In a possible sign the same tactic could be followed for the Universal Credit vote, Douglas Ross, the Tory MP for Moray, is not even expected to be in the Commons for the proceedings - because he will be an assistant referee in a Champions League football match in Barcelona.

His absence has been condemned by Labour and the SNP, which branded him a part-time MP.

Mr Gauke also told MPs it would be possible to reduce the six-week delay in first payments to five weeks by removing a seven-day "waiting period" before assessment of claimants begins, but warned the committee this would have "a cost implication".

"That's an area where we could make a change, but there are a number of priorities for public money," he said.

The minister said he was "keen" for more claimants to apply for cash advances which are available to cover the waiting period.

The proportion of claimants receiving advances had risen to 52 per cent by July, he noted, adding: "I would anticipate it will rise and that is, in a way, what I want to happen because I want to make sure there is nobody in hardship, nobody not able to access support if they need it.

“There clearly have been cases where people should have had an advance and for one reason or another haven't had an advance. I am keen to correct that," he added.

But Ms Allen said the number of claims suggested advance payments were "papering over the fact that the six-week wait just doesn't work".

DWP figures show that 610,000 people were on Universal Credit in September, up four per cent on the previous month.

Labour’s Debbie Abrahams said: "The increase in the number of people on Universal Credit is worrying given the Government's chaotic handling of its roll-out.

"The Conservatives have finally listened to Labour and scrapped the premium phone helpline for claimants; now they need to listen to the calls of charities and councils and back Labour's motion today to immediately pause and fix the roll-out of Universal Credit, before more people are pushed into rent arrears, poverty and homelessness," added the Shadow Work and Pensions Secretary.

Mr Gauke told the committee 81 per cent of UC claimants were now receiving their benefits in full within six weeks and 96 per cent within 10 weeks.

He said he was aware of only one case of people being evicted from social housing because of rent arrears which built up during the waiting period, and said guidance had been given to judges that it was not acceptable for evictions to be sought on this basis.

But committee member Neil Coyle told him he knew of at least two cases in his Bermondsey and Old Southwark constituency alone and he said the London Borough of Southwark had 1,242 UC claimants with eviction-level rent arrears, between them owing the council £5 million.

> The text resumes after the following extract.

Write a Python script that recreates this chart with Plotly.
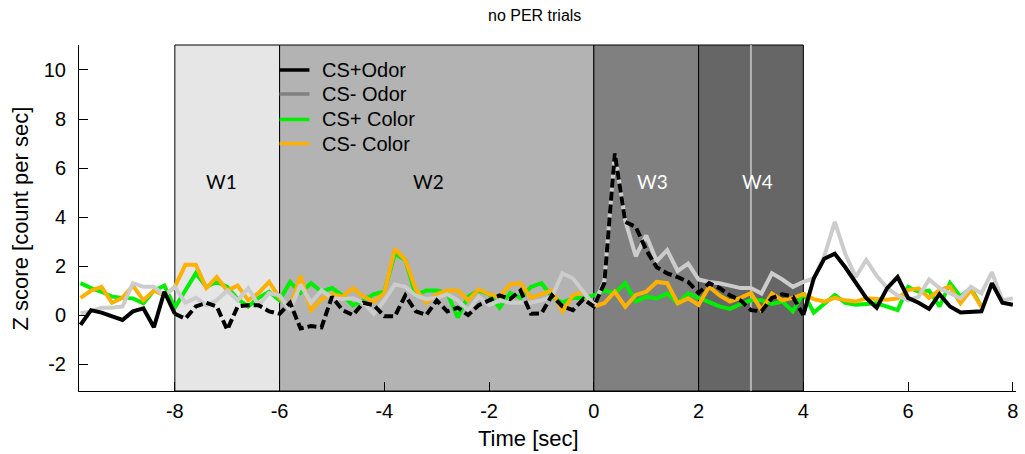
import plotly.graph_objects as go

# ---------------- data ----------------
T0, DT = -9.8, 0.2

cs_plus_odor = [-0.4, 0.2, 0.1, -0.05, -0.2, 0.15, 0.27, -0.5, 0.95, 0.05,
                -0.15, 0.35, 0.5, 0.35, -0.6, 0.35, 0.4, 0.4, 0.15, 0.05,
                0.5, -0.55, -0.45, -0.5, 0.75, 0.2, 0.0, 0.5, 0.4, -0.05,
                -0.05, 0.8, 0.15, 0.0, 0.6, 0.15, 0.3, 0.0, 0.4, 0.6,
                0.8, 0.65, 1.0, 0.05, 0.07, 0.8, 0.35, 0.2, 0.65, 0.35,
                1.3, 6.6, 3.8, 3.6, 2.65, 1.95, 1.7, 1.55, 1.35, 0.9,
                1.3, 1.1, 0.8, 0.6, 0.2, 0.15, 0.7, 0.85, 0.75, 0.0,
                1.5, 2.3, 2.5, 1.95, 1.35, 0.7, 0.3, 1.1, 1.55, 0.7,
                0.5, 0.25, 0.85, 0.35, 0.1, 0.12, 0.15, 1.3, 0.5, 0.42]

cs_minus_odor = [0.07, 0.15, 0.3, 0.3, 0.35, 1.3, 1.15, 1.15, 0.8, 1.15,
                 0.5, 0.7, 0.4, 0.6, 1.0, 0.6, 1.1, 0.4, 0.9, 0.8,
                 0.2, 1.25, 0.5, 1.0, 0.7, 0.65, 0.68, 0.5, 0.05, 0.6,
                 1.25, 1.15, 0.8, 0.65, 0.7, 0.85, 0.6, 0.2, 0.75, 0.4,
                 0.6, 0.5, 0.5, 0.5, 0.6, 0.75, 1.7, 1.5, 0.95, 0.4,
                 1.4, 6.6, 3.85, 2.4, 3.25, 2.2, 2.65, 1.8, 2.1, 1.45,
                 1.35, 1.3, 1.2, 1.1, 1.1, 0.88, 1.7, 1.45, 1.15, 1.35,
                 1.5, 2.4, 3.8, 2.5, 1.55, 2.25, 1.6, 1.1, 0.8, 0.6,
                 0.75, 1.45, 1.1, 0.9, 0.68, 1.15, 0.88, 1.75, 0.6, 0.68]

cs_plus_color = [1.3, 1.1, 0.95, 0.75, 0.7, 0.68, 0.48, 1.0, 1.2, 0.3,
                 1.0, 1.7, 1.15, 1.35, 1.15, 0.65, 0.35, 0.7, 0.95, 0.6,
                 1.35, 0.9, 1.3, 0.95, 1.1, 0.8, 0.4, 0.6, 0.85, 0.95,
                 2.5, 2.25, 0.8, 1.0, 1.0, 0.9, -0.1, 0.75, 1.0, 0.85,
                 0.3, 0.9, 0.7, 1.15, 1.3, 0.75, 0.5, 0.7, 0.7, 0.8,
                 1.0, 0.9, 1.3, 0.55, 0.75, 0.68, 0.88, 0.48, 0.88, 0.7,
                 0.5, 0.35, 0.25, 0.45, 0.6, 0.6, 0.45, 0.55, 0.15, 0.9,
                 0.1, 0.45, 0.82, 0.5, 0.42, 0.45, 0.48, 0.34, 0.2, 1.15,
                 0.95, 1.0, 0.35, 1.3, 0.75, 1.1, 0.34]

cs_minus_color = [0.7, 1.0, 1.15, 0.5, 0.7, 1.2, 0.6, 1.0, 0.8, 1.15,
                  2.05, 2.05, 1.1, 1.55, 1.0, 1.2, 0.6, 0.9, 1.35, 0.7,
                  0.3, 1.6, 0.2, 0.65, 0.85, 0.75, 1.1, 0.75, 0.55, 0.9,
                  2.7, 2.25, 1.05, 0.5, 0.85, 1.0, 1.0, 0.6, 1.05, 0.85,
                  0.75, 1.25, 1.3, 0.7, 0.85, 1.0, 0.15, 0.8, 0.95, 0.35,
                  0.48, 0.95, 0.34, 0.82, 0.95, 1.35, 1.3, 0.48, 0.68, 0.41,
                  1.16, 0.8, 0.55, 0.7, 0.9, 0.2, 0.88, 0.6, 0.7, 0.85,
                  0.65, 0.55, 0.7, 0.6, 0.55, 0.68, 0.65, 0.62, 0.68, 1.02,
                  1.09, 0.7, 1.02, 1.16, 0.48, 1.02, 0.34]

series_names = ["CS+Odor", "CS- Odor", "CS+ Color", "CS- Color"]
legend_colors = ["#000000", "#808080", "#00ee00", "#ffb000"]

windows = [(-8, -6), (-6, 0), (0, 2), (2, 4)]
window_labels = ["W1", "W2", "W3", "W4"]
window_label_x = [-7.1, -3.15, 1.12, 3.12]

x_ticks = [-8, -6, -4, -2, 0, 2, 4, 6, 8]
y_ticks = [-2, 0, 2, 4, 6, 8, 10]


def times(vals):
    return [round(T0 + DT * i, 2) for i in range(len(vals))]


LW = 4

fig = go.Figure()

# green, orange, gray, black
fig.add_trace(go.Scatter(x=times(cs_plus_color), y=cs_plus_color, mode="lines",
                         line=dict(color="#00ee00", width=LW), showlegend=False))
fig.add_trace(go.Scatter(x=times(cs_minus_color), y=cs_minus_color, mode="lines",
                         line=dict(color="#ffb000", width=LW), showlegend=False))
fig.add_trace(go.Scatter(x=times(cs_minus_odor), y=cs_minus_odor, mode="lines",
                         line=dict(color="#cccccc", width=LW), showlegend=False))

tb = times(cs_plus_odor)
solid_y = [v if (t <= -8 or t >= 4) else None for t, v in zip(tb, cs_plus_odor)]
dash_y = [v if (-8 <= t <= 4) else None for t, v in zip(tb, cs_plus_odor)]
fig.add_trace(go.Scatter(x=tb, y=solid_y, mode="lines", connectgaps=False,
                         line=dict(color="#000000", width=LW), showlegend=False))
fig.add_trace(go.Scatter(x=tb, y=dash_y, mode="lines", connectgaps=False,
                         line=dict(color="#000000", width=LW, dash="9px,4px"),
                         showlegend=False))

# window shading
fills = ["#e6e6e6", "#b3b3b3", "#808080", "#666666"]
for (a, b), fc in zip(windows, fills):
    fig.add_shape(type="rect", xref="x", yref="paper", x0=a, x1=b, y0=0, y1=1,
                  fillcolor=fc, line=dict(color="#000000", width=1), layer="below")
fig.add_shape(type="line", xref="x", yref="paper", x0=3, x1=3, y0=0, y1=1,
              line=dict(color="#ffffff", width=1), layer="below")

for lab, lx, col in zip(window_labels, window_label_x,
                        ["#000000", "#000000", "#ffffff", "#ffffff"]):
    fig.add_annotation(x=lx, y=5.45, text=lab, showarrow=False,
                       font=dict(family="Lato", size=19, color=col))

# manual legend
leg_y = [10.0, 9.02, 7.98, 7.0]
for name, col, ly in zip(series_names, legend_colors, leg_y):
    fig.add_shape(type="line", xref="x", yref="y", x0=-6.0, x1=-5.43, y0=ly, y1=ly,
                  line=dict(color=col, width=3.5))
    fig.add_annotation(x=-5.22, y=ly, text=name, showarrow=False, xanchor="left",
                       font=dict(family="Liberation Sans", size=20, color="#000000"))

# titles
fig.add_annotation(xref="paper", yref="paper", x=0.486, y=1, yshift=30,
                   yanchor="middle", text="no PER trials", showarrow=False,
                   font=dict(family="Liberation Sans", size=16, color="#000000"))
fig.add_annotation(xref="paper", yref="paper", x=0.48, y=0, yshift=-47,
                   yanchor="middle", text="Time [sec]", showarrow=False,
                   font=dict(family="Liberation Sans", size=22, color="#000000"))
fig.add_annotation(xref="paper", yref="paper", x=-0.0625, y=0.5, textangle=-90,
                   xanchor="center", yanchor="middle",
                   text="Z score [count per sec]", showarrow=False,
                   font=dict(family="Liberation Sans", size=22, color="#000000"))

fig.update_layout(
    width=1025, height=454,
    margin=dict(l=79, r=7, t=45, b=63),
    paper_bgcolor="#ffffff", plot_bgcolor="#ffffff",
    font=dict(family="Liberation Sans", size=19, color="#000000"),
    showlegend=False,
)
fig.update_xaxes(range=[-9.83, 8.06], tickvals=x_ticks, ticktext=[str(v) for v in x_ticks],
                 ticks="inside", ticklen=9, tickcolor="#000000", showgrid=False,
                 zeroline=False, showline=True, linecolor="#000000", linewidth=1,
                 ticklabelstandoff=2, tickfont=dict(size=20))
fig.update_yaxes(range=[-3.1, 11.02], tickvals=y_ticks, ticktext=[str(v) for v in y_ticks],
                 ticks="inside", ticklen=9, tickcolor="#000000", showgrid=False,
                 zeroline=False, showline=True, linecolor="#000000", linewidth=1,
                 ticklabelstandoff=8, tickfont=dict(size=20))

fig.write_html("out.html")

Frank Field, the committee chairman, told Mr Gauke that food banks in his own Birkenhead constituency were trying to amass 15 additional tonnes of supplies for the Christmas period to cover the roll-out of UC in the area, and asked if the minister thought they were "alarmist" to do so.

"You can't guarantee that there won't be a surge in food bank use in areas where the roll-out is occurring, such as Birkenhead," said Mr Field.

Mr Gauke said he would not offer advice to food banks but added: "We do think that a system whereby payment timeliness is improving - which it is - and payment of advances is increasing - which it is - is likely to mean that those people who have undoubtedly faced pressures in the period before their first payment are not likely to see those pressures being as great in future."

The Work and Pensions Secretary rejected Labour's call for a pause in UC roll-out, telling the committee that it would "delay us making progress towards...providing help to large numbers of our citizens".

Stephen Lloyd for the Liberal Democrats welcomed the scrapping of hotline charges but said it was "no compensation to the those on the breadline who have already been fleeced".

He urged the Government to pause the programme "before it is too late and tens if not hundreds of thousands of our most vulnerable are broken on the ideological wheel of a deeply flawed and cruel new benefits initiative".